From over 400 applicants, of which 30 trainees were enrolled, two are now running incubation hawker stalls at Amoy Street. In the last quarter of this year, Makansutra founder KF Seetoh will also roll out the first phase of its new Street Food Pro 360 Course, a 30-hour programme conducted by Singapore's best chefs on kitchen skills training, food business operations, and an understanding of the culture of Singapore's food heritage. Inspiring a new generation Another means of transplanting authentic hawker fare into posh environs could be to get financially solvent large restaurant or hotel groups to invest in young and veteran hawkers. "You start with a small hawker stall and then people will start taking note," says ieatishootipost's Mr Tay, "but you have to be careful about picking partners who are just as passionate."
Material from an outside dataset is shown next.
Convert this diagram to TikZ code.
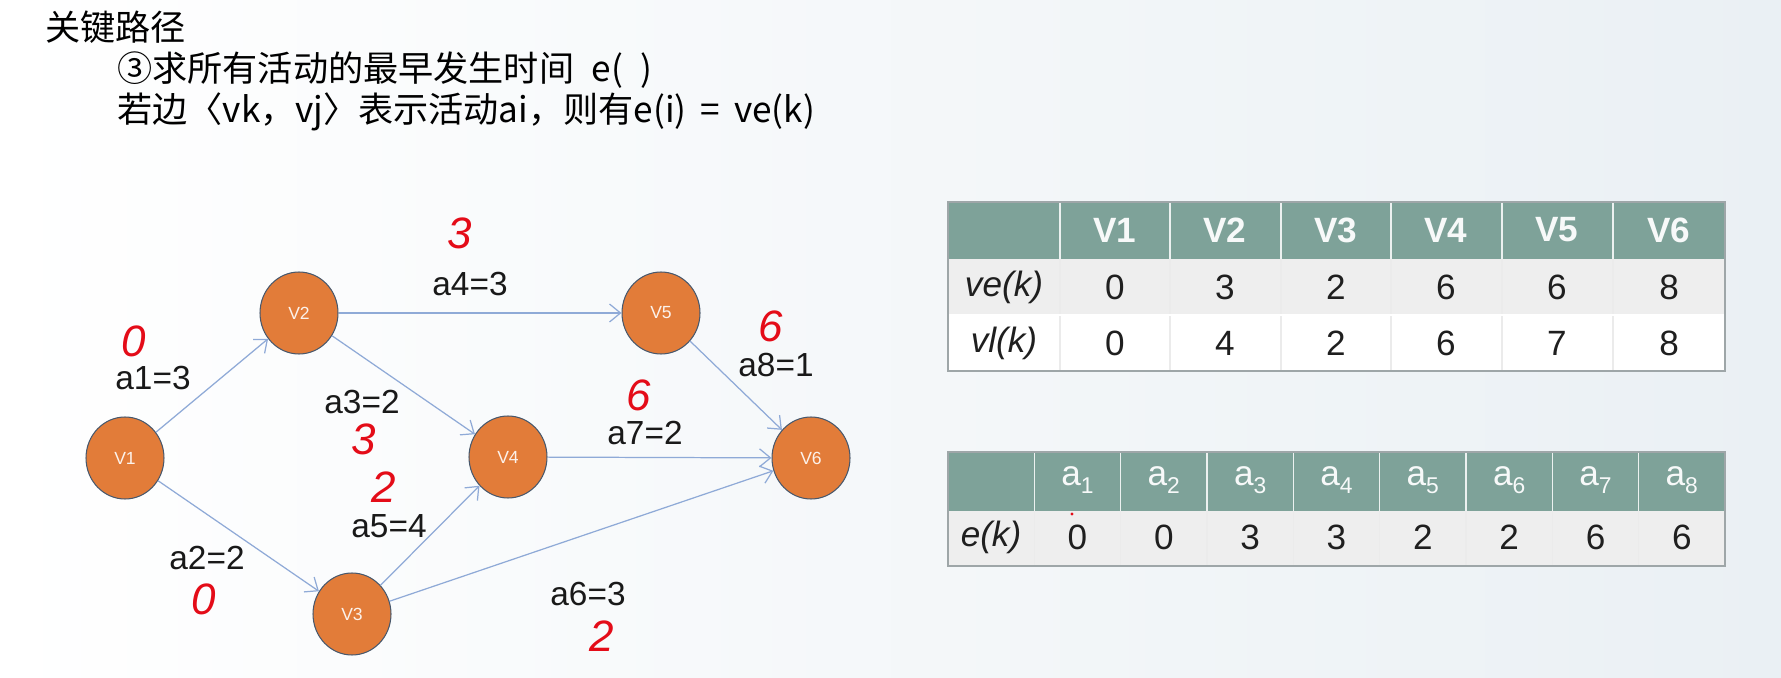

Clifford Pier's youthful executive chef Ken Zheng is a Shatec-trained descendant of hawkers, for instance. And fourth-generation hawker Edwin Poh fries up his family recipe Hokkien mee in bespoke cocktail bar Ah Sam Cold Drink Stall, while former executive chef of Chatterbox at the Mandarin Orchard Han Seng Fong, used to run his own chicken rice stall at the Centrepoint before joining Pappasan restaurant at Dorsett Hotel last year. The restaurant now serves a Richman line of food, which features lobsters and fresh scallops in humble dishes such as char kway tiao and fried rice.

But KF Seetoh thinks there's more to inspiring the new generation of hawkers than the promise of a glamourous workplace and cushy career. Citing the recent spurt of hybrid dining concepts such as gastrobars that serve Singapore-inspired tapas and forward-thinking kopitiams that pair hawker cuisine with $20 craft beers, he says: "It is not just about getting young or old hawkers to cook in air-con places, it's also about opening up the doors of business and entrepreneurship to this breed of foodies.

"It takes a total rebranding of our comfort food culture, a total rethink."